После ссоры со мной, Жохов, говоря о клевете, распущенной на его счет Утиным, сказал: — «Если-бы Утин хоть немножко знал русские законы, то не стал бы говорить такого вздора на счет моего плана защиты, потому что за преступления Гончарова он во всяком случае; по самому мягкому приговору, подлежал ссылке в Сибирь на поселение. Это же наказание освобождало Гончарову от брачных уз. Стало быть, мне вовсе нечего было желать усиления наказания, если-бы я и действительно стремился жениться на Гончаровой, чего, как всем известно, не было. Я с нею всего два раза виделся, и напиши я ей теперь об этой Утинской сплетне, — она приехала бы сюда и вызвала бы на дуэль Утина. Не я своими планами убил Гончарова, а Утин своей бестактной и глупой защитой погубил его. Он выставил его, с одной стороны, жарким приверженцем коммуны, каким-то интернациональным революционером, а, с другой, негодяем, позволяющим своему защитнику говорить о Гончаровой всякий вздор и пачкать ее имя. Радея о своей репутации, он, вероятно, хотел этим бесчестным говором обо мне покрыть неудачу своей защиты: вот, мол, был человек, который хотел погубить Гончарова, но я спас его от этой непрошеной помощи и убедил Гончарова отвергнуть союз Жохова с Гончаровой. Воображаю, что он говорил Гончарову: «Этот господин, которого я никогда не видал, но который был страшно ревнив, конечно, всему верил и видел в Утине и радикала, и даровитого защитника. А он — просто радикальный болтун и самолюбивый мальчишка, ищущий в радикализме репутации. Я все-таки кажу, что, благодаря вмешательству Гончаровой и моему, в это дело не были впутаны 20 человек, которые иначе разделили бы участь Гончарова».
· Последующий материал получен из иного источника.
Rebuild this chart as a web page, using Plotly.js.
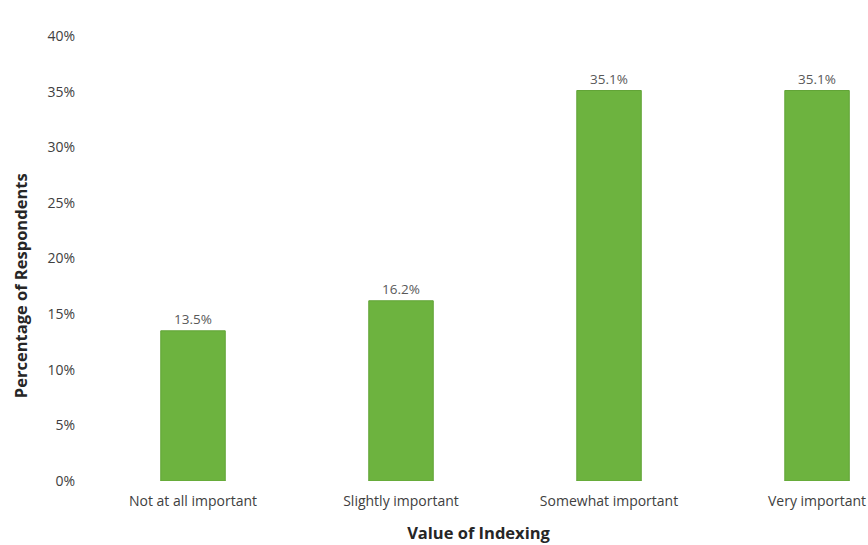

С прошлого четверга ни слова. В прошлый четверг, когда я отказался от «последнего слова», которое мне предлагал Арсеньев в «суде чести», он мне написал, что сообщил суду мое письмо, и что суд, вероятно, приступает к «рассмотрению дела по существу». Это было 6 мая. Сегодня 14-е и ни слова.
Мне сегодня говорили, что Арсеньев и Спасович за меня, но остальные (?) рвут и мечут, собирают какие-то сведения и т. д. Кроме сплетен они ничего собрать не могут. Я пошлю завтра Арсеньеву вот какое письмо:
«М. Г. Константин Константинович.
3-го мая я представил свое показание суду чести, которое было тогда же перед ним прочитано. 6-го мая на ваше предложение мне явиться в суд чести, чтобы воспользоваться «последним словом», я вам отвечал, что не считаю это необходимым. Вы тотчас же мне отвечали, что прочли мое письмо суду чести, и что он, вероятно, приступит к рассмотрению дела по существу в этот-же вечер, 6-го мая.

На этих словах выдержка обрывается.